Sugar fell to a six-year low on speculation that the global glut will increase as the harvest accelerates in Brazil, the world’s top producer.
On ICE Futures U.S. in New York, raw sugar for October delivery tumbled 4.9 percent settle at 11.44 cents a pound at 1 p.m. Earlier, the price touched 11.35 cents, the lowest for a most-active contract since Jan. 14, 2009.
The drop was the biggest among 22 raw materials in the Bloomberg Commodity Index. That gauge fell to a 13-year low, partly as the dollar’s rally eroded the appeal of energy, agricultural products and metals as alternative investments. Global sugar supplies have outpaced demand for five straight years, and beneficial weather in parts of Brazil probably will aid the harvest stalled by rain earlier this month.
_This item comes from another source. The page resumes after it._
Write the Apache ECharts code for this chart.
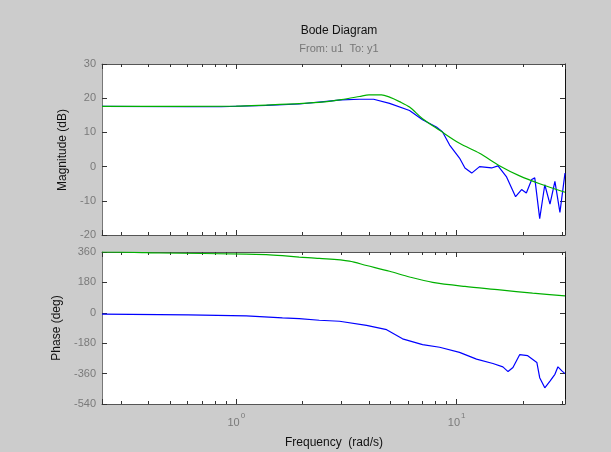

“Sugar is under the same weight as many commodities today,” James Cordier, the founder of Optionsellers.com in Tampa, Florida, said in a telephone interview. In Brazil, “with expected clearer skies in the coming week or two, we’ll probably get the cane harvest to catch up from the slowdown,” he said.
Sugar has dropped 21 percent in 2015, while dollar has climbed 7 percent against a basket of 10 currencies. The commodity fell in the previous four years, a record slump. On Monday, the greenback rose to a 14-week high.
“Good drying conditions” for the sugar crop are expected in Sao Paulo and neighboring areas later this week and through next week, Drew Lerner, the president of World Weather Inc. in Overland Park, Kansas, said Monday in a telephone interview.
The drop in energy prices added to bearish sentiment in sugar because Brazilian ethanol producers have less incentive to use cane to make fuel, Cordier said. On Monday, crude-oil futures in New York fell to a three-month low.
“With a lower energy price, more sugar is being refined for food,” Cordier said. “End-users who would normally build inventories at low prices continue to buy hand to mouth.”
In the week ended July 14, hedge funds held a net-long position of 2,764 futures and options in sugar, government data showed on July 17. That was only the second bullish bet since August.
In the week ended March 24, net shorts were a record 116,984 contracts.
“As the market came off during last week and is coming off today, speculators are reopening short positions,” Bruno Zaneti, a risk management consultant at FCStone do Brasil in Campinas, said in a telephone interview.